Dorothy Edgington thinks that conditionals are not used to express believed propositions, the way that ordinary factual assertions like this one are. Instead, they’re used to express high conditional probabilities: when I say that if Iro escapes, he will help Aang, I am not committing myself to the truth of any particular proposition; instead, I’m expressing a high credence in Iro’s helping Aang, conditional on his escaping. Jonathan Bennett, if I understand/remember right, shares this view with respect to indicatives.
Here is an objection to that view. I’m not at all sure that it’s either sound or original, much less both, but it might be.

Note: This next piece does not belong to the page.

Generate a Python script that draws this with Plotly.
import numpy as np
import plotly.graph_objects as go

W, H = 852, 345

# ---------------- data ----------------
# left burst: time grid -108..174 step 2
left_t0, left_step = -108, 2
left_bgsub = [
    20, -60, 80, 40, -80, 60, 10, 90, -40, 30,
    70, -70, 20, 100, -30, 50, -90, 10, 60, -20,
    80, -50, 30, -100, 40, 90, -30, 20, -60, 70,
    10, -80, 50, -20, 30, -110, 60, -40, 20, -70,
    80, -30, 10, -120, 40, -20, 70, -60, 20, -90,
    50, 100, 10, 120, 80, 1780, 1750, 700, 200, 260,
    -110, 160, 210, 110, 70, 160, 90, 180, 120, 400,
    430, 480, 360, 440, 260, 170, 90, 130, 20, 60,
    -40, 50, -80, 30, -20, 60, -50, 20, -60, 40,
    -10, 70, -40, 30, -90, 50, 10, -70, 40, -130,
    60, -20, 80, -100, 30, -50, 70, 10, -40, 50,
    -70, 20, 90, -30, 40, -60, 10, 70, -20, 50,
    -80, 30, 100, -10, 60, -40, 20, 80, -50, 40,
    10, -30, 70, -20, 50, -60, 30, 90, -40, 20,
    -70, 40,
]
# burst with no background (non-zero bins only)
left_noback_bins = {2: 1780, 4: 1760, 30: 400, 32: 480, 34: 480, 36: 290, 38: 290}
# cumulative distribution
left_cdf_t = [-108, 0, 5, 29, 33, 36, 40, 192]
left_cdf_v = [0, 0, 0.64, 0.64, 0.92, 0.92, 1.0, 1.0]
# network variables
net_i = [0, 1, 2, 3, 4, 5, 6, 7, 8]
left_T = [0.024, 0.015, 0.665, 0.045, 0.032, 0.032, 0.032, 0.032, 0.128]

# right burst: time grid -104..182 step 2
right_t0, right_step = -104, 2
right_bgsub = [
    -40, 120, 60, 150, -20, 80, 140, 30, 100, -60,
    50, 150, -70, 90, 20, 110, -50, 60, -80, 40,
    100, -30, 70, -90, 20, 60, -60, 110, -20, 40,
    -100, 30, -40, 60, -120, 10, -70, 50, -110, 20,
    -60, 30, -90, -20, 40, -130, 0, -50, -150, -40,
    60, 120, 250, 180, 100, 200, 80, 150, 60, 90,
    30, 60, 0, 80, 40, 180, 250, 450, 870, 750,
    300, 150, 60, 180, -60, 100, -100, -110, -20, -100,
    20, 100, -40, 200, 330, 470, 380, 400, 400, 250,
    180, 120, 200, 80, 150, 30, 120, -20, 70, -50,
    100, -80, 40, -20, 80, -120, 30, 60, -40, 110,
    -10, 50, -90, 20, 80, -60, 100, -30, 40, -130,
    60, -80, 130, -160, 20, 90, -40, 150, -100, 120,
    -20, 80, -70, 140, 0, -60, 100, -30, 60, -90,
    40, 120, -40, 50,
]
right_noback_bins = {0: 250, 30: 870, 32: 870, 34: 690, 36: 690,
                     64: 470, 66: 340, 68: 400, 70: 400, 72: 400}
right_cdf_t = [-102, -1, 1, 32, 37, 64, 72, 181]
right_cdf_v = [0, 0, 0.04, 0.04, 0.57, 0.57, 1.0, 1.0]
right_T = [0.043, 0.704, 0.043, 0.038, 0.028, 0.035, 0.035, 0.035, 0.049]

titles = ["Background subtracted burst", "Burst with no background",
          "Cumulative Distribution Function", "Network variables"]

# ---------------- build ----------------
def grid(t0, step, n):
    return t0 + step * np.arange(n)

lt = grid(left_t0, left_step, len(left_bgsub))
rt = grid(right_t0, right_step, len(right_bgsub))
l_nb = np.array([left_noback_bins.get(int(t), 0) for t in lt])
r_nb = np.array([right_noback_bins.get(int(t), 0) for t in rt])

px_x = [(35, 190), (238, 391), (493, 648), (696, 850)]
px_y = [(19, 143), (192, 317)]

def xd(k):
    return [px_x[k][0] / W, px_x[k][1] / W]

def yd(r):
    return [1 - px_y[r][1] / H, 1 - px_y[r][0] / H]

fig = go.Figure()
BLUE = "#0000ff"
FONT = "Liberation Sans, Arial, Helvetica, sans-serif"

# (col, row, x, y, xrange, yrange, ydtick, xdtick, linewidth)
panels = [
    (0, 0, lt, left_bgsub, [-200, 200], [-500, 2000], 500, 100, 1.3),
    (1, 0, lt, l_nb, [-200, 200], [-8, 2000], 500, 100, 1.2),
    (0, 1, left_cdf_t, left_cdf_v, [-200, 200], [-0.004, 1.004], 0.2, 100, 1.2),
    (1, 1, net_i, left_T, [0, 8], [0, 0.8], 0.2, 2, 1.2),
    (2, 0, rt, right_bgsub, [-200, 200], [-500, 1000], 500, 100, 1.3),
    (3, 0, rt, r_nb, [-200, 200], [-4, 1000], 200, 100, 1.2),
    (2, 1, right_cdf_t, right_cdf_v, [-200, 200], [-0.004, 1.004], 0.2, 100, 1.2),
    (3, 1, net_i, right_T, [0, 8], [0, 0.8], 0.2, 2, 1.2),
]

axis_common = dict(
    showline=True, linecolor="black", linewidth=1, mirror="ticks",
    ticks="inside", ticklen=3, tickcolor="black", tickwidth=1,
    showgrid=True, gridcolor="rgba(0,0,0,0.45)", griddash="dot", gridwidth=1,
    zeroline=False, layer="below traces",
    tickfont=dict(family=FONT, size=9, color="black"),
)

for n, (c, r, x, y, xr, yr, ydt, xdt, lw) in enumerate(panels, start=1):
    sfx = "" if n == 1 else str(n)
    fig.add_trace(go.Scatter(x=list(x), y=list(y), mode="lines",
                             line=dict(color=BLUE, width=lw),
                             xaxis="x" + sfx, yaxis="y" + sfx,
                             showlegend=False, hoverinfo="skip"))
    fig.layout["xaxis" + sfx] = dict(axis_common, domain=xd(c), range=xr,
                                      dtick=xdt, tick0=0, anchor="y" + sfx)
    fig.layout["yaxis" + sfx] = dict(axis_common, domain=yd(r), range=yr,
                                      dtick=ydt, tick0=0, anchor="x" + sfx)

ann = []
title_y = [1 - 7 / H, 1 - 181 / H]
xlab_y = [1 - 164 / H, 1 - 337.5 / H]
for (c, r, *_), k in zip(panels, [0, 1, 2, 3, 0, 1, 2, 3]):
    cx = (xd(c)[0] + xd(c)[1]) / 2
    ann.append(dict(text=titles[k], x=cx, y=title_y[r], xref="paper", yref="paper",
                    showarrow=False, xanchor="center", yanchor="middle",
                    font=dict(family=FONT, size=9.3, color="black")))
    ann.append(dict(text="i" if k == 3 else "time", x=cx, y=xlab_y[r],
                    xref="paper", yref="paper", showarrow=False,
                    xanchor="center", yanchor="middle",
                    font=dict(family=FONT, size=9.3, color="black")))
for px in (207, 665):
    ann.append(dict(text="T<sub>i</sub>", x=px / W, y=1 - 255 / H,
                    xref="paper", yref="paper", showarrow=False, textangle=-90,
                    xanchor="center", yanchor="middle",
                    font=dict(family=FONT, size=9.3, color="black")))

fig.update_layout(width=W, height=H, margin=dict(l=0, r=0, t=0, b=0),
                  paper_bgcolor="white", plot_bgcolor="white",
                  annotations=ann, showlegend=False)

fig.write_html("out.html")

With ordinary factual discourse, there’s something pragmatically inappropriate with statements like this:
(1) Katara is from the water tribe, but maybe she isn’t.

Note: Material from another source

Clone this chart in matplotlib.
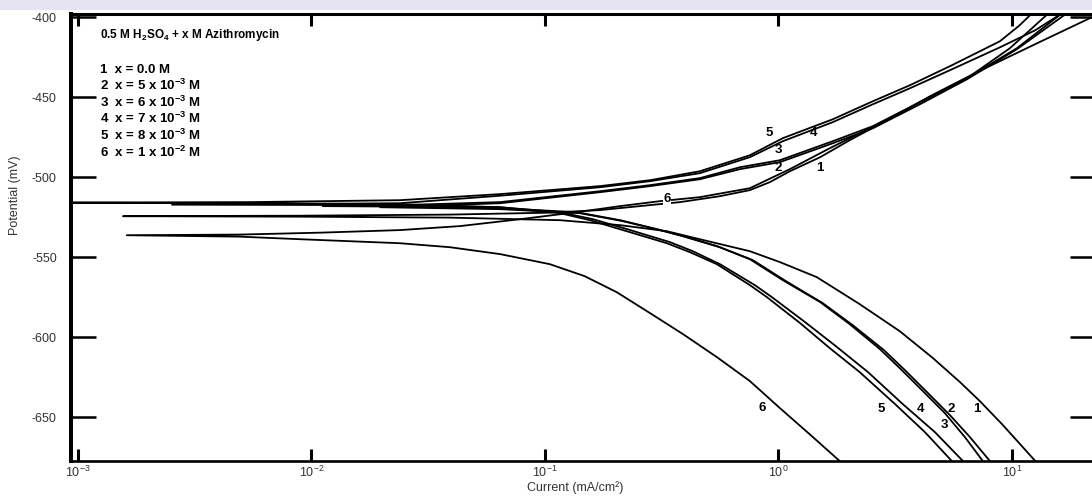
import matplotlib.pyplot as plt
from matplotlib.ticker import LogLocator, LogFormatterSciNotation, MultipleLocator, NullLocator
from matplotlib.patches import Rectangle

plt.rcParams['font.family'] = ['Liberation Sans', 'DejaVu Sans']
plt.rcParams['mathtext.fontset'] = 'custom'
plt.rcParams['mathtext.rm'] = 'Liberation Sans'
plt.rcParams['mathtext.it'] = 'Liberation Sans:italic'
plt.rcParams['mathtext.bf'] = 'Liberation Sans:bold'
plt.rcParams['axes.unicode_minus'] = False

# Curvas de Tafel: corriente (mA/cm2) y potencial (mV), rama catodica -> Ecorr -> rama anodica
i1 = [12.6, 9.15, 7.29, 5.99, 4.59, 3.31, 2.23, 1.46, 1.015, 0.755, 0.461, 0.333, 0.210, 0.116,
      0.0392, 0.00893, 0.00156,
      0.00893, 0.0392, 0.105, 0.172, 0.255, 0.379, 0.562, 0.755, 0.920, 1.12, 1.51, 2.02, 2.92,
      4.46, 7.08, 12.8, 22.0, 29.0]
e1 = [-677.5, -655, -640, -628.1, -613.1, -596.3, -579.4, -562.5, -553.1, -546.3, -538.8, -533.8,
      -530, -526.9, -525.3, -524.7, -524.4,
      -524.1, -523.4, -522.2, -520.6, -518.1, -515.6, -511.9, -508.1, -503.1, -496.3, -487.5,
      -476.9, -464.4, -449.4, -434.4, -416.3, -400, -391.9]

i2 = [8.05, 6.61, 5.43, 4.33, 3.48, 2.83, 2.08, 1.55, 1.077, 0.778, 0.562, 0.390, 0.311, 0.216,
      0.141, 0.0642, 0.0197,
      0.0642, 0.172, 0.282, 0.461, 0.684, 1.015, 1.71, 2.54, 4.04, 6.42, 10.5, 17.2, 19.0]
e2 = [-677.5, -662.5, -648.8, -634.4, -620.6, -608.1, -592.5, -578.8, -565, -551.9, -543.8, -536.9,
      -533.1, -527.5, -522.5, -520, -518.8,
      -516.3, -509.4, -505.6, -501.3, -495, -490.6, -478.8, -469.4, -454.4, -438.8, -420, -397.5,
      -393.1]

i3 = [7.51, 6.29, 5.16, 4.16, 3.31, 2.72, 2.02, 1.51, 1.045, 0.755, 0.545, 0.379, 0.302, 0.210,
      0.137, 0.0642, 0.0239, 0.0112,
      0.0239, 0.0642, 0.172, 0.282, 0.461, 0.684, 1.015, 1.71, 2.54, 4.04, 6.42, 10.5, 16.4, 18.1]
e3 = [-677.5, -662.5, -647.5, -633.8, -619.4, -607.5, -591.9, -578.1, -564.4, -551.3, -543.1,
      -536.3, -532.5, -526.9, -521.9, -519.4, -518.4, -518.1,
      -517.5, -515.6, -508.8, -505, -500.6, -493.8, -489.4, -477.5, -468.1, -453.1, -438.1,
      -419.4, -397.5, -393.1]

i4 = [6.17, 4.68, 3.41, 2.42, 1.76, 1.30, 0.938, 0.793, 0.562, 0.430, 0.343, 0.225, 0.161, 0.116,
      0.0642, 0.0239, 0.00253,
      0.0239, 0.0642, 0.172, 0.282, 0.461, 0.755, 1.045, 1.71, 2.54, 3.66, 5.43, 8.89, 12.6,
      16.4, 18.1]
e4 = [-677.5, -659.4, -641.9, -621.9, -605.6, -590.6, -575, -567.5, -554.4, -546.3, -540.6, -532.5,
      -526.3, -521.9, -518.8, -517.5, -517.2,
      -516.3, -511.6, -506.3, -502.5, -497.5, -487.5, -477.5, -465.6, -454.4, -444.4, -433.1,
      -418.8, -408.1, -397.5, -392.5]

i5 = [5.53, 4.24, 3.16, 2.23, 1.66, 1.24, 0.893, 0.755, 0.545, 0.418, 0.333, 0.216, 0.156, 0.116,
      0.0642, 0.0239, 0.00545, 0.000687,
      0.00545, 0.0239, 0.0642, 0.172, 0.282, 0.461, 0.755, 1.045, 1.71, 2.54, 3.66, 5.43, 8.89,
      10.8, 12.2, 13.2]
e5 = [-677.5, -659.4, -641.9, -621.9, -606.9, -591.3, -575, -567.5, -554.4, -546.9, -541.3, -533.1,
      -526.9, -522.5, -518.8, -516.9, -516.3, -515.9,
      -515.6, -514.4, -510.6, -505.6, -501.9, -496.3, -486.3, -475.6, -463.8, -452.5, -442.5,
      -430.6, -415, -405, -397.5, -391.9]

i6 = [1.83, 1.39, 1.015, 0.755, 0.545, 0.390, 0.282, 0.203, 0.148, 0.105, 0.0642, 0.0392, 0.0239,
      0.00893, 0.00494, 0.00162,
      0.00494, 0.0109, 0.0239, 0.0433, 0.0781, 0.137, 0.210, 0.311, 0.461, 0.755, 1.12, 1.66,
      2.47, 4.04, 6.61, 9.80, 12.6, 14.5]
e6 = [-677.5, -661.9, -644.4, -627.5, -612.5, -598.1, -585, -571.9, -561.9, -554.4, -548.1, -543.8,
      -541.3, -538.8, -537.2, -536.3,
      -535.9, -534.7, -533.1, -530.6, -526.3, -521.9, -518.1, -515, -512.5, -506.9, -495, -481.9,
      -469.4, -453.1, -436.9, -419.4, -405, -396.9]

curvas = [(i1, e1), (i2, e2), (i3, e3), (i4, e4), (i5, e5), (i6, e6)]

# Etiquetas numericas sobre las curvas (corriente, potencial, texto)
etiquetas_x = [0.91, 1.41, 1.0, 1.0, 1.51, 0.333, 0.85, 2.75, 4.08, 5.48, 5.16, 7.08]
etiquetas_y = [-472.5, -472.5, -483.1, -494.4, -494.4, -513.8, -644.4, -645, -645, -645, -655, -645]
etiquetas_t = ['5', '4', '3', '2', '1', '6', '6', '5', '4', '2', '3', '1']

leyenda = ['1  x = 0.0 M',
           r'2  x = 5 x 10$^{\mathbf{-3}}$ M',
           r'3  x = 6 x 10$^{\mathbf{-3}}$ M',
           r'4  x = 7 x 10$^{\mathbf{-3}}$ M',
           r'5  x = 8 x 10$^{\mathbf{-3}}$ M',
           r'6  x = 1 x 10$^{\mathbf{-2}}$ M']

fig = plt.figure(figsize=(10.92, 4.96), dpi=100)
ax = fig.add_axes([0.0647, 0.0706, 0.938, 0.901])

for corriente, potencial in curvas:
    ax.plot(corriente, potencial, color='k', lw=1.3)

for x, y, t in zip(etiquetas_x, etiquetas_y, etiquetas_t):
    fondo = dict(fc='white', ec='none', pad=0.3) if (t == '6' and y > -600) else None
    ax.text(x, y, t, fontsize=9.5, fontweight='bold', ha='center', va='center', bbox=fondo)

ax.text(0.0286, 0.946, r'0.5 M H$_\mathbf{2}$SO$_\mathbf{4}$ + x M Azithromycin',
        transform=ax.transAxes, fontsize=8.5, fontweight='bold', va='baseline')
for k, linea in enumerate(leyenda):
    ax.text(0.0286, 0.868 - k * 0.0375, linea, transform=ax.transAxes,
            fontsize=9.5, fontweight='bold', va='baseline')

ax.set_xscale('log')
ax.set_xlim(10 ** -3.031, 10 ** 1.356)
ax.set_ylim(-677.5, -398)
ax.xaxis.set_major_locator(LogLocator(base=10, numticks=10))
ax.xaxis.set_major_formatter(LogFormatterSciNotation())
ax.xaxis.set_minor_locator(NullLocator())
ax.yaxis.set_major_locator(MultipleLocator(50))

ax.tick_params(axis='x', which='major', direction='in', length=8.5, width=2.2,
               top=True, pad=3, labelsize=9, labelcolor='#333333')
ax.tick_params(axis='y', which='major', direction='in', length=18, width=1.8,
               right=True, pad=10, labelsize=9, labelcolor='#333333')

for lado, ancho in [('left', 2.9), ('bottom', 1.9), ('top', 2.2), ('right', 2.2)]:
    ax.spines[lado].set_linewidth(ancho)

fig.text(575 / 1092, 1 - 488 / 496, 'Current (mA/cm²)', fontsize=9, color='#333333',
         ha='center', va='center')
fig.text(15 / 1092, 1 - 195 / 496, 'Potential (mV)', fontsize=9, color='#333333',
         ha='center', va='center', rotation=90)

# franja clara superior como en la captura original
fig.patches.append(Rectangle((0, 1 - 10 / 496), 1, 10 / 496, transform=fig.transFigure,
                             fc='#e4e4f4', ec='none', zorder=-1))

fig.savefig('out.png', dpi=100)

The explanation for this sort of oddness is something like this: you shouldn’t say that Katara is from the water tribe unless you know that she is from the water tribe, and you shouldn’t say that Katara might not be from the water tribe unless you don’t know that she is from the water tribe. So under no circumstances should it be appropriate to utter the conjunction, so it’s just right that the conjunction sounds so bad.
The problem for the NTV approach to conditionals is that this sort of explanation cannot generalize to the oddness of inappropriate conditional utterances like this one:
(2) If Iroh escapes, he will help Aang, but if he escapes, maybe he won’t help Aang.
On the Edgington view, when I utter the first conjunct, I’m expressing a high conditional probability of Iroh’s helping Aang, given that he escapes. This is totally consistent, and indeed sometimes co-felicitous, with expressing conditional uncertainty. “The conditional probability is high, but it isn’t one.”
If conditionals are just expressions of high conditional probability, then we’re owed an explanation for why utterances like (2) look contradictory in the same way that utterances like (1) do.